- [Your task] Leave the pictures out and quote every line from the start of the listing to the line with "theta_closed = np.append(theta, theta[0])", inclusive.

- [Data lines]
####################

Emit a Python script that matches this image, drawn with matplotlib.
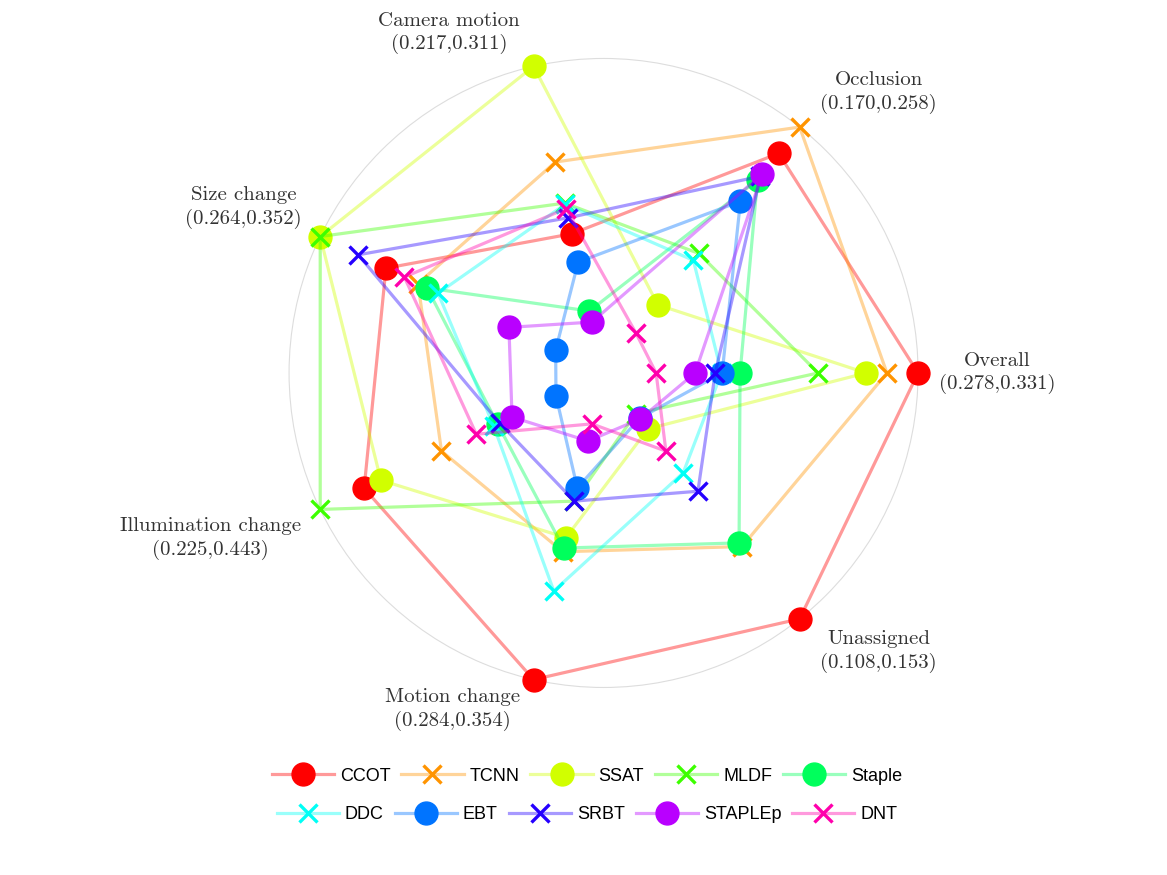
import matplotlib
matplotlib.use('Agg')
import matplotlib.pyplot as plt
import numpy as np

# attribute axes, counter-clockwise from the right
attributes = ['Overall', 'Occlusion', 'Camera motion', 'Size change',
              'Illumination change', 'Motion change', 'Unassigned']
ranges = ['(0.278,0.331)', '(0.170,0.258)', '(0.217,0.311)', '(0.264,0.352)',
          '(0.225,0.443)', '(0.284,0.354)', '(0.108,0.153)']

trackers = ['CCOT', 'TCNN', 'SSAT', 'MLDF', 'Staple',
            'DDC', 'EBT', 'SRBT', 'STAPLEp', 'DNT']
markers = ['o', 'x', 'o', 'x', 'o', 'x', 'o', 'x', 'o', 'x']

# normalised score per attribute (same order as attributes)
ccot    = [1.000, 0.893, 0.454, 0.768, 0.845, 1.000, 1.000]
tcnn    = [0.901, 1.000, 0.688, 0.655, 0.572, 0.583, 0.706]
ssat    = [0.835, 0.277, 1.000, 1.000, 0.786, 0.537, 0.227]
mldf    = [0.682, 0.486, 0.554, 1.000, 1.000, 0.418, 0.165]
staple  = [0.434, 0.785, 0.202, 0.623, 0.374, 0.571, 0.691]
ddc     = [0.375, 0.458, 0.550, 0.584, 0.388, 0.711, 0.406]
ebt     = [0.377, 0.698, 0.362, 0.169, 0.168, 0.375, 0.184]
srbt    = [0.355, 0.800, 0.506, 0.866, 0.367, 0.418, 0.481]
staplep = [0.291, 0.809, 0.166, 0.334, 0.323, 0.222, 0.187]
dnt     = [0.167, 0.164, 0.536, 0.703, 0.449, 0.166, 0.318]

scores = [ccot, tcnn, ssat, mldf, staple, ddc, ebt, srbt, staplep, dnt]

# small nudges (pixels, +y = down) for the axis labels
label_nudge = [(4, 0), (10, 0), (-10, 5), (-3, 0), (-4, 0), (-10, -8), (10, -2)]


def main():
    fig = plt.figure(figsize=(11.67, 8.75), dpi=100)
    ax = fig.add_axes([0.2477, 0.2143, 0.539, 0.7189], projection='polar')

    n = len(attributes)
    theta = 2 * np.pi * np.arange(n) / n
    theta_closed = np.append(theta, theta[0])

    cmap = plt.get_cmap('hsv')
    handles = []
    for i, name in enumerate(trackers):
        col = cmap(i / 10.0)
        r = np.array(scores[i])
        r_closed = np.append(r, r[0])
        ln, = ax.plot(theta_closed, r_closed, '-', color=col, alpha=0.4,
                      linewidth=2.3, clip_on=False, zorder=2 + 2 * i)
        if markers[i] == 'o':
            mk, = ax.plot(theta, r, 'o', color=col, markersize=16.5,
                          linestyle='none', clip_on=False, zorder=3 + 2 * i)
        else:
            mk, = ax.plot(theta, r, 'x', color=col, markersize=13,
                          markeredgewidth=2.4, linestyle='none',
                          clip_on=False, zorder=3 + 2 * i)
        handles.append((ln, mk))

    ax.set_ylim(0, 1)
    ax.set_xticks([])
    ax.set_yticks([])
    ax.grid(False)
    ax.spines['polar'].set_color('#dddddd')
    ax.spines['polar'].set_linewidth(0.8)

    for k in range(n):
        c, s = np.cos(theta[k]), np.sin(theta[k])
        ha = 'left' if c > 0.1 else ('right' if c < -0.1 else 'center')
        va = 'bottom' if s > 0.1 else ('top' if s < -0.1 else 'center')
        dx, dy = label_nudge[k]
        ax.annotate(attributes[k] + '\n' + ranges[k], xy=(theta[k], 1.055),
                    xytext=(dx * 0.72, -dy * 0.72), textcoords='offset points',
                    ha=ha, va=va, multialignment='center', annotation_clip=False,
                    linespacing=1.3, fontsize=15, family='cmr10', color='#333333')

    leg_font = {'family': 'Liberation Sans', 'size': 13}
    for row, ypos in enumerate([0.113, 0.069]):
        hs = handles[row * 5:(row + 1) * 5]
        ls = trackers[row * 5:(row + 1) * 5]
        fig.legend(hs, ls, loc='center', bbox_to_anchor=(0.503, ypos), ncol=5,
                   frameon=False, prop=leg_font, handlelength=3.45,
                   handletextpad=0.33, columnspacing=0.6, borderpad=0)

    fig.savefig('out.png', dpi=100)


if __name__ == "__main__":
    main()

####################

- [Written answer]
Emit a Python script that matches this image, drawn with matplotlib.
import matplotlib
matplotlib.use('Agg')
import matplotlib.pyplot as plt
import numpy as np

# attribute axes, counter-clockwise from the right
attributes = ['Overall', 'Occlusion', 'Camera motion', 'Size change',
              'Illumination change', 'Motion change', 'Unassigned']
ranges = ['(0.278,0.331)', '(0.170,0.258)', '(0.217,0.311)', '(0.264,0.352)',
          '(0.225,0.443)', '(0.284,0.354)', '(0.108,0.153)']

trackers = ['CCOT', 'TCNN', 'SSAT', 'MLDF', 'Staple',
            'DDC', 'EBT', 'SRBT', 'STAPLEp', 'DNT']
markers = ['o', 'x', 'o', 'x', 'o', 'x', 'o', 'x', 'o', 'x']

# normalised score per attribute (same order as attributes)
ccot    = [1.000, 0.893, 0.454, 0.768, 0.845, 1.000, 1.000]
tcnn    = [0.901, 1.000, 0.688, 0.655, 0.572, 0.583, 0.706]
ssat    = [0.835, 0.277, 1.000, 1.000, 0.786, 0.537, 0.227]
mldf    = [0.682, 0.486, 0.554, 1.000, 1.000, 0.418, 0.165]
staple  = [0.434, 0.785, 0.202, 0.623, 0.374, 0.571, 0.691]
ddc     = [0.375, 0.458, 0.550, 0.584, 0.388, 0.711, 0.406]
ebt     = [0.377, 0.698, 0.362, 0.169, 0.168, 0.375, 0.184]
srbt    = [0.355, 0.800, 0.506, 0.866, 0.367, 0.418, 0.481]
staplep = [0.291, 0.809, 0.166, 0.334, 0.323, 0.222, 0.187]
dnt     = [0.167, 0.164, 0.536, 0.703, 0.449, 0.166, 0.318]

scores = [ccot, tcnn, ssat, mldf, staple, ddc, ebt, srbt, staplep, dnt]

# small nudges (pixels, +y = down) for the axis labels
label_nudge = [(4, 0), (10, 0), (-10, 5), (-3, 0), (-4, 0), (-10, -8), (10, -2)]


def main():
    fig = plt.figure(figsize=(11.67, 8.75), dpi=100)
    ax = fig.add_axes([0.2477, 0.2143, 0.539, 0.7189], projection='polar')

    n = len(attributes)
    theta = 2 * np.pi * np.arange(n) / n
    theta_closed = np.append(theta, theta[0])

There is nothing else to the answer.